**Records for processing:**
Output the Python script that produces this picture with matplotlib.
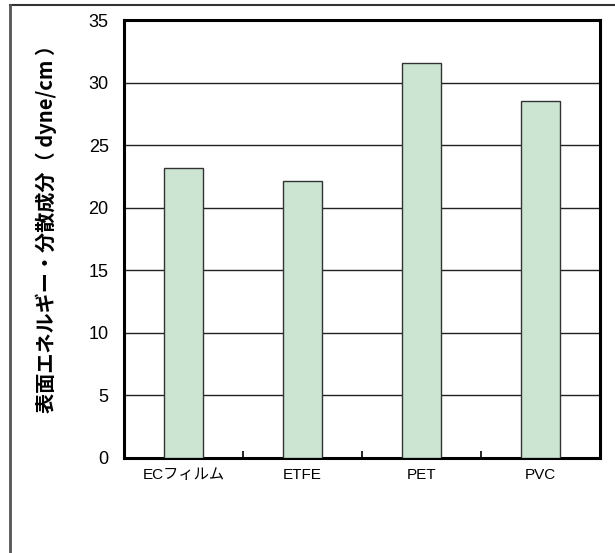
# coding: utf-8
'''
Bar chart of surface energy (dispersion component) per film
'''

import matplotlib.pyplot as plt
from matplotlib.lines import Line2D

plt.rcParams['font.family'] = ['Liberation Sans', 'Noto Sans CJK JP']

# sample data
films = ['ECフィルム', 'ETFE', 'PET', 'PVC']
dispersion = [23.2, 22.1, 31.55, 28.5]
yticks = [0, 5, 10, 15, 20, 25, 30, 35]

fig = plt.figure(figsize=(6.15, 5.53), dpi=100)
ax = fig.add_axes([0.2016, 0.1718, 0.774, 0.792])

x = range(len(films))
ax.bar(x, dispersion, width=0.32, color='#cce5d3', edgecolor='#333333',
       linewidth=1.0, zorder=3)

ax.set_ylim(0, 35)
ax.set_xlim(-0.5, len(films) - 0.5)
ax.set_yticks(yticks)
ax.tick_params(axis='y', length=0, pad=11, labelsize=13)
ax.set_xticks(list(x))
ax.set_xticklabels(films)
ax.tick_params(axis='x', which='major', length=0, pad=7, labelsize=11)
ax.set_xticks([0.5, 1.5, 2.5], minor=True)
ax.tick_params(axis='x', which='minor', direction='in', length=5, width=1.2)

ax.grid(axis='y', color='#222222', linewidth=1.0, zorder=1)
for s in ax.spines.values():
    s.set_linewidth(2.2)

ax.set_ylabel('表面エネルギー・分散成分（ dyne/cm ）', fontsize=14.5,
              fontweight='bold', family=['Noto Sans CJK JP'])
ax.yaxis.set_label_coords(-0.14, 0.535)

# outer frame (top and left edges only)
fig.add_artist(Line2D([0.017, 1.0], [0.991, 0.991], transform=fig.transFigure,
                      color='#333333', linewidth=1.5))
fig.add_artist(Line2D([0.017, 0.017], [0.0, 0.991], transform=fig.transFigure,
                      color='#555555', linewidth=2.0))

fig.savefig('out.png', dpi=100)
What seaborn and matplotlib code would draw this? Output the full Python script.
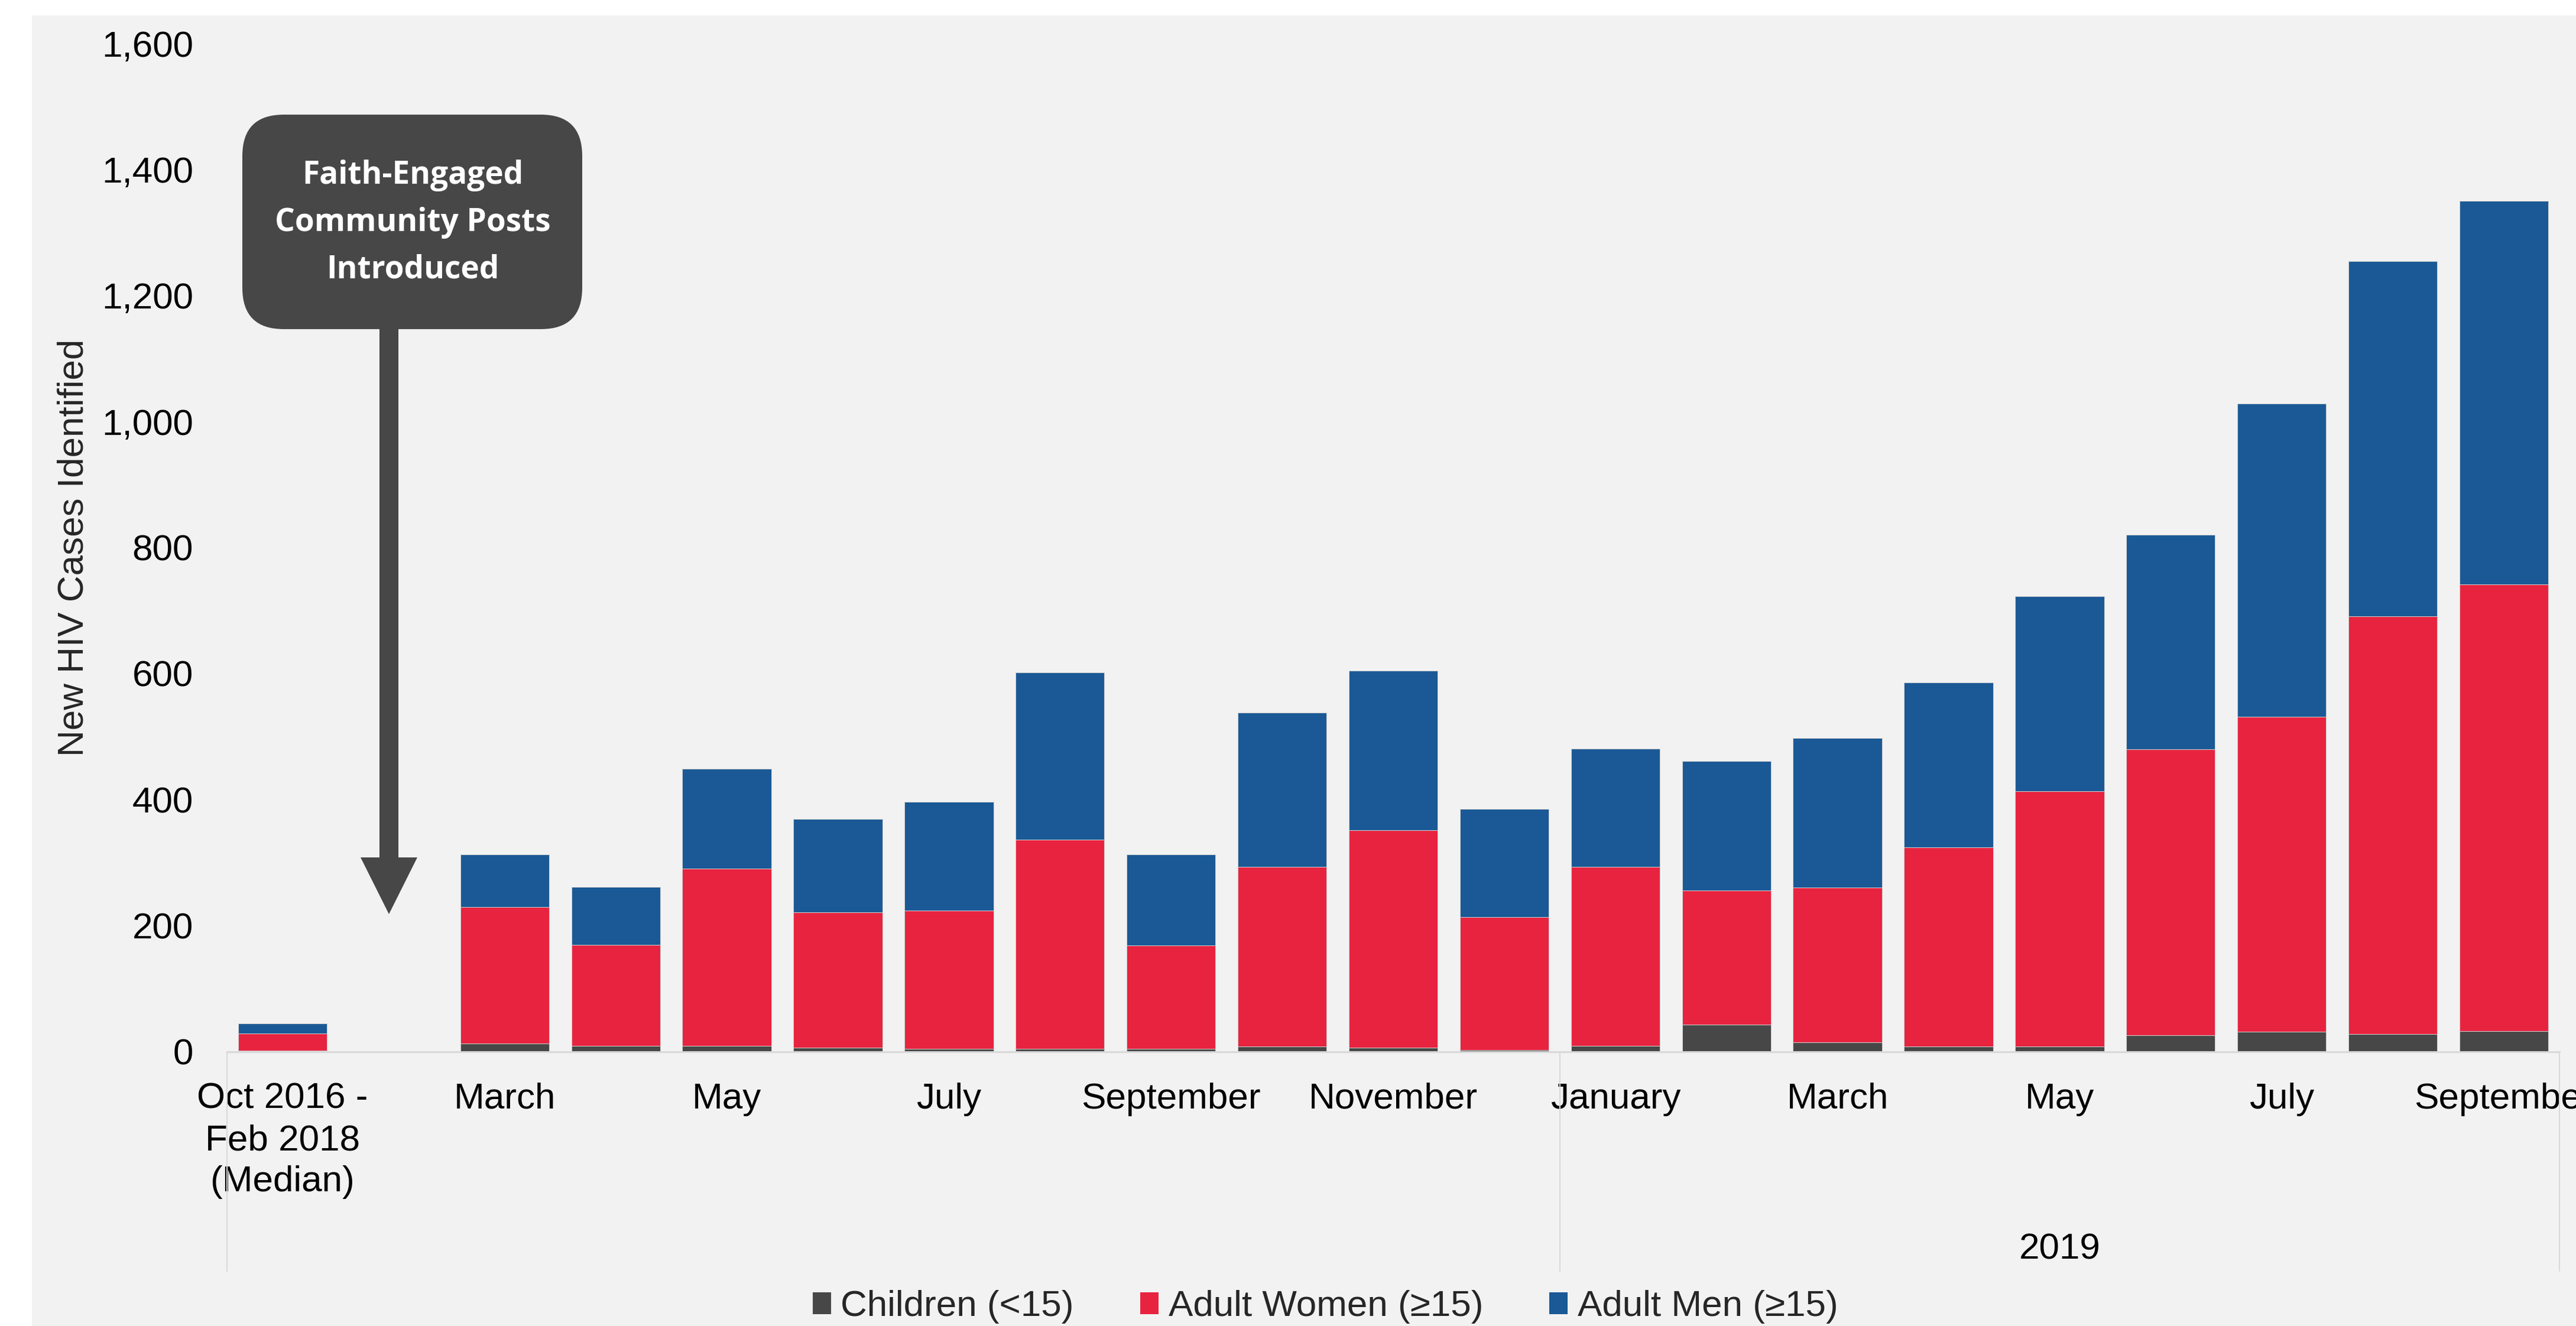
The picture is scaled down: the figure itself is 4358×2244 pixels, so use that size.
import numpy as np
import pandas as pd
import matplotlib
matplotlib.use("Agg")
import matplotlib.pyplot as plt
import matplotlib.transforms as mtrans
from matplotlib.patches import FancyBboxPatch, FancyArrow, Rectangle, Patch
from matplotlib.ticker import FuncFormatter
import seaborn as sns

# ---------------- data ----------------
periods = ["Oct 2016 - Feb 2018 (Median)", "gap",
           "Mar 2018", "Apr 2018", "May 2018", "Jun 2018", "Jul 2018",
           "Aug 2018", "Sep 2018", "Oct 2018", "Nov 2018", "Dec 2018",
           "Jan 2019", "Feb 2019", "Mar 2019", "Apr 2019", "May 2019",
           "Jun 2019", "Jul 2019", "Aug 2019", "Sep 2019"]
children = [1, 0, 13, 9, 9, 6, 4, 4, 4, 8, 6, 2, 9, 43, 15, 8, 8, 26, 31, 28, 32]
women = [28, 0, 216, 160, 281, 215, 220, 332, 164, 285, 345, 211, 284, 213, 245,
         316, 405, 454, 500, 663, 710]
men = [16, 0, 84, 92, 159, 148, 172, 266, 145, 245, 254, 172, 188, 205, 238,
       262, 310, 340, 498, 564, 608]
tick_labels = ["Oct 2016 -\nFeb 2018\n(Median)", "", "March", "", "May", "", "July", "",
               "September", "", "November", "", "January", "", "March", "", "May", "",
               "July", "", "September"]
series_names = ["Children (<15)", "Adult Women (\u226515)", "Adult Men (\u226515)"]
group_label = "2019"
y_ticks = [0, 200, 400, 600, 800, 1000, 1200, 1400, 1600]
callout = "Faith-Engaged\nCommunity Posts\nIntroduced"

# ---------------- style ----------------
DARK = "#474747"
RED = "#E8233F"
BLUE = "#1A5996"
BG = "#F2F2F2"
LINE = "#D9D9D9"
FS = 14.9

sns.set_theme(style="white")
plt.rcParams["font.family"] = ["Liberation Sans", "DejaVu Sans"]

W, H, DPI = 4358, 2244, 300
fig = plt.figure(figsize=(W / DPI, H / DPI), dpi=DPI, facecolor="white")
fig.add_artist(Rectangle((54 / DPI, 0), (W - 54) / DPI, (H - 26) / DPI,
                         transform=fig.dpi_scale_trans, facecolor=BG,
                         edgecolor="none", zorder=-10))

ax_l, ax_r, ax_t, ax_b = 384, 4330, 74, 1779.5
ax = fig.add_axes([ax_l / W, (H - ax_b) / H, (ax_r - ax_l) / W, (ax_b - ax_t) / H])
ax.set_facecolor("none")

df = pd.DataFrame({"period": periods, "children": children, "women": women, "men": men})
df["cw"] = df["children"] + df["women"]
df["total"] = df["cw"] + df["men"]

for col, color in [("total", BLUE), ("cw", RED), ("children", DARK)]:
    sns.barplot(data=df, x="period", y=col, order=periods, color=color,
                saturation=1, width=0.8, errorbar=None, ax=ax,
                edgecolor="#d0d0d0", linewidth=0.25)

ax.set_xlim(-0.5, len(periods) - 0.5)
ax.set_ylim(0, 1600)
ax.set_yticks(y_ticks)
ax.yaxis.set_major_formatter(FuncFormatter(lambda v, p: f"{int(v):,}"))
ax.set_xticks(range(len(periods)))
ax.set_xticklabels(tick_labels, linespacing=1.3)
ax.tick_params(axis="both", length=0, labelsize=FS, colors="black")
ax.tick_params(axis="x", pad=12.6)
ax.tick_params(axis="y", pad=13.7)
ax.set_xlabel("")
ax.set_ylabel("New HIV Cases Identified", fontsize=FS, va="center")
ax.yaxis.set_label_coords((125 - ax_l) / (ax_r - ax_l), 0.5)
for s in ["left", "top", "right"]:
    ax.spines[s].set_visible(False)
ax.spines["bottom"].set_color(LINE)
ax.spines["bottom"].set_linewidth(0.75)
ax.grid(False)

# multi-level axis separators and group label
trans = mtrans.blended_transform_factory(ax.transData, ax.transAxes)
ybot = -(2151 - ax_b) / (ax_b - ax_t)
for xv in [-0.5, 11.5, len(periods) - 0.5]:
    ax.plot([xv, xv], [0, ybot], transform=trans, color=LINE, lw=0.5, clip_on=False)
ax.text(16, -(2115 - ax_b) / (ax_b - ax_t), group_label, transform=trans,
        ha="center", va="center", fontsize=FS, color="black")

# legend
handles = [Patch(facecolor=c, edgecolor="none") for c in [DARK, RED, BLUE]]
fig.legend(handles, series_names, loc="center", bbox_to_anchor=(2242 / W, 1 - 2212 / H),
           ncol=3, frameon=False, fontsize=FS, handlelength=0.5, handleheight=0.55,
           handletextpad=0.27, columnspacing=1.8, borderaxespad=0, borderpad=0)

# callout box and arrow
box = FancyBboxPatch((410 / DPI, (H - 557) / DPI), 575 / DPI, 363 / DPI,
                     boxstyle=f"round,pad=0,rounding_size={70 / DPI}",
                     transform=fig.dpi_scale_trans, facecolor=DARK, edgecolor="none")
fig.add_artist(box)
fig.text(698 / W, 1 - 377 / H, callout, ha="center", va="center", color="white",
         fontsize=12.75, fontweight="bold", family=["Open Sans", "DejaVu Sans"],
         linespacing=1.63)
arrow = FancyArrow(658 / DPI, (H - 557) / DPI, 0, -(1547 - 557) / DPI,
                   width=32 / DPI, head_width=96 / DPI, head_length=96 / DPI,
                   length_includes_head=True, transform=fig.dpi_scale_trans,
                   facecolor=DARK, edgecolor="none")
fig.add_artist(arrow)

fig.savefig("out.png", dpi=DPI, facecolor="white")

**Task objective:** Read the data above and count the lines that include "Python". Answer only with the count.

**Result below:** 2